# gourami and convict friends?



## DocHoliday (May 29, 2011)

after letting all the other fish adjust i added the convict. the convict isnt messing with anyone but the blure gourami keeps following convict.at one point convict turned and they nipped eachothers side and split up.heres a video of some of whats going on.
http://s142.photobucket.com/albums/r92/aLeisTeR_bucket/?action=view&current=Docsfriendhmm.mp4

what is this?can they coexist?if not what do i do?


----------



## DocHoliday (May 29, 2011)

alright so now the gourami stays clear of the convict.and the convict and pleco are pretty tolerable of eachother,sharing hiding spots together.fish are quite entertaining.
the convict i dont know if i mentioned seems quite healthy in the 55gl.
ill keep an eye on em all and the waters.
awesome deal for $150


----------



## emc7 (Jul 23, 2005)

Cichlids and gouramis are both territorial. IMO a 55 should be big enough for both. Lets hope the fish agree. Once they've settled on whose top fish or who gets what piece of the tank, it should calm down. Separate if you see blood or one fish won't let the other eat. 

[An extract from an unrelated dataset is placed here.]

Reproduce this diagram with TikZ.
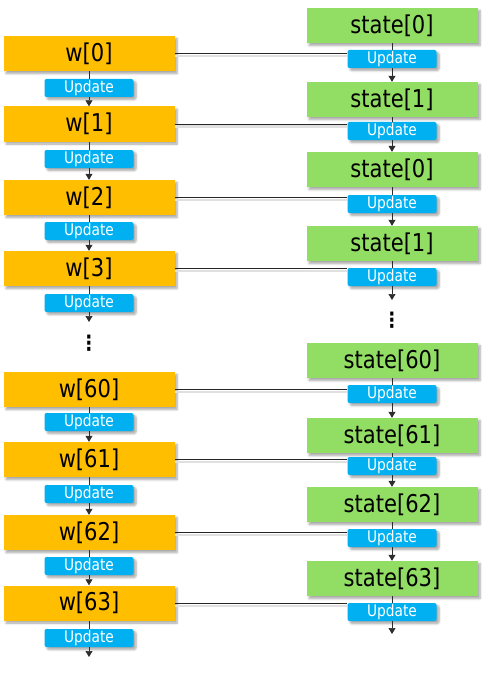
\documentclass[tikz,border=0pt]{standalone}
\usepackage{fontspec}
\setmainfont{DejaVu Sans}[FakeStretch=0.86]
\usepackage{xcolor}
\usepackage{tikz}
\usetikzlibrary{shadows.blur, arrows.meta}

\begin{document}
\begin{tikzpicture}[x=1pt, y=-1pt,
    sombra/.style={blur shadow={shadow xshift=2.5pt, shadow yshift=-2.5pt, shadow blur steps=6, shadow opacity=35}},
    wbox/.style={rectangle, fill=naranja, minimum width=171pt, minimum height=35pt, inner sep=0pt, font=\fontsize{24.5}{26}\selectfont, sombra},
    sbox/.style={rectangle, fill=verde, minimum width=171pt, minimum height=35pt, inner sep=0pt, font=\fontsize{24.5}{26}\selectfont, sombra},
    upd/.style={rectangle, rounded corners=2pt, fill=azul, text=white, minimum width=89pt, minimum height=18pt, inner sep=0pt, font=\fontsize{16}{17}\selectfont, sombra},
    flecha/.style={draw=gris, line width=0.7pt, -{Triangle[width=7pt,length=6pt]}},
    linea/.style={draw=gris, line width=0.7pt},
    enlace/.style={draw=black!85, line width=0.7pt, preaction={draw=black!12, line width=2pt, transform canvas={yshift=-2.5pt}}},
    puntos/.style={font=\fontsize{21}{21}\selectfont\bfseries, inner sep=0pt}]
  \definecolor{naranja}{RGB}{255,190,0}
  \definecolor{verde}{RGB}{146,221,99}
  \definecolor{azul}{RGB}{0,176,240}
  \definecolor{gris}{RGB}{45,45,45}

  \useasboundingbox (0,0) rectangle (487,674);

  % columna izquierda
  \node[wbox] (w0)  at (89,53.5)  {w[0]};
  \node[upd]  (uw0) at (89,88)    {Update};
  \node[wbox] (w1)  at (89,124)   {w[1]};
  \node[upd]  (uw1) at (89,159)   {Update};
  \node[wbox] (w2)  at (89,197.5) {w[2]};
  \node[upd]  (uw2) at (89,231)   {Update};
  \node[wbox] (w3)  at (89,268.5) {w[3]};
  \node[upd]  (uw3) at (89,303)   {Update};
  \node[puntos] (pw) at (89,343)  {⋮};
  \node[wbox] (w60)  at (89,389.5) {w[60]};
  \node[upd]  (uw60) at (89,422)   {Update};
  \node[wbox] (w61)  at (89,459.5) {w[61]};
  \node[upd]  (uw61) at (89,494)   {Update};
  \node[wbox] (w62)  at (89,532.5) {w[62]};
  \node[upd]  (uw62) at (89,566)   {Update};
  \node[wbox] (w63)  at (89,603)   {w[63]};
  \node[upd]  (uw63) at (89,638)   {Update};
  \coordinate (fw3)  at (89,322);
  \coordinate (fw63) at (89,657);

  % columna derecha
  \node[sbox] (s0)  at (392,25.5)  {state[0]};
  \node[upd]  (us0) at (392,59)    {Update};
  \node[sbox] (s1)  at (392,99.5)  {state[1]};
  \node[upd]  (us1) at (392,131)   {Update};
  \node[sbox] (s2)  at (392,169.5) {state[0]};
  \node[upd]  (us2) at (392,204)   {Update};
  \node[sbox] (s3)  at (392,243.5) {state[1]};
  \node[upd]  (us3) at (392,277)   {Update};
  \node[puntos] (ps) at (392,320)  {⋮};
  \node[sbox] (s60)  at (392,360.5) {state[60]};
  \node[upd]  (us60) at (392,394)   {Update};
  \node[sbox] (s61)  at (392,435.5) {state[61]};
  \node[upd]  (us61) at (392,466)   {Update};
  \node[sbox] (s62)  at (392,504.5) {state[62]};
  \node[upd]  (us62) at (392,538)   {Update};
  \node[sbox] (s63)  at (392,578.5) {state[63]};
  \node[upd]  (us63) at (392,612)   {Update};
  \coordinate (fs3)  at (392,300);
  \coordinate (fs63) at (392,634);

  % flechas izquierda
  \draw[linea]  (w0) -- (uw0);
  \draw[flecha] (uw0) -- (w1);
  \draw[linea]  (w1) -- (uw1);
  \draw[flecha] (uw1) -- (w2);
  \draw[linea]  (w2) -- (uw2);
  \draw[flecha] (uw2) -- (w3);
  \draw[linea]  (w3) -- (uw3);
  \draw[flecha] (uw3) -- (fw3);
  \draw[linea]  (w60) -- (uw60);
  \draw[flecha] (uw60) -- (w61);
  \draw[linea]  (w61) -- (uw61);
  \draw[flecha] (uw61) -- (w62);
  \draw[linea]  (w62) -- (uw62);
  \draw[flecha] (uw62) -- (w63);
  \draw[linea]  (w63) -- (uw63);
  \draw[flecha] (uw63) -- (fw63);

  % flechas derecha
  \draw[linea]  (s0) -- (us0);
  \draw[flecha] (us0) -- (s1);
  \draw[linea]  (s1) -- (us1);
  \draw[flecha] (us1) -- (s2);
  \draw[linea]  (s2) -- (us2);
  \draw[flecha] (us2) -- (s3);
  \draw[linea]  (s3) -- (us3);
  \draw[flecha] (us3) -- (fs3);
  \draw[linea]  (s60) -- (us60);
  \draw[flecha] (us60) -- (s61);
  \draw[linea]  (s61) -- (us61);
  \draw[flecha] (us61) -- (s62);
  \draw[linea]  (s62) -- (us62);
  \draw[flecha] (us62) -- (s63);
  \draw[linea]  (s63) -- (us63);
  \draw[flecha] (us63) -- (fs63);

  % enlaces w -> update
  \draw[enlace] (w0.east)  -- (w0.east  -| us0.west);
  \draw[enlace] (w1.east)  -- (w1.east  -| us1.west);
  \draw[enlace] (w2.east)  -- (w2.east  -| us2.west);
  \draw[enlace] (w3.east)  -- (w3.east  -| us3.west);
  \draw[enlace] (w60.east) -- (w60.east -| us60.west);
  \draw[enlace] (w61.east) -- (w61.east -| us61.west);
  \draw[enlace] (w62.east) -- (w62.east -| us62.west);
  \draw[enlace] (w63.east) -- (w63.east -| us63.west);
\end{tikzpicture}
\end{document}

Doc is swimming like he's trying to get around while clamping his fins. Add 'clamped fins' to symptoms when searching.


----------



## Cichlid Man (Jan 19, 2005)

U will find that gouramis will display to cichlids territorially when the lights are dimmed.....the reason for this is unknown...it's quite cool though


----------



## Hansolo (Sep 10, 2010)

I havnt been on in a few days because of a new toy. I'm glad to read that you held out for the 55


----------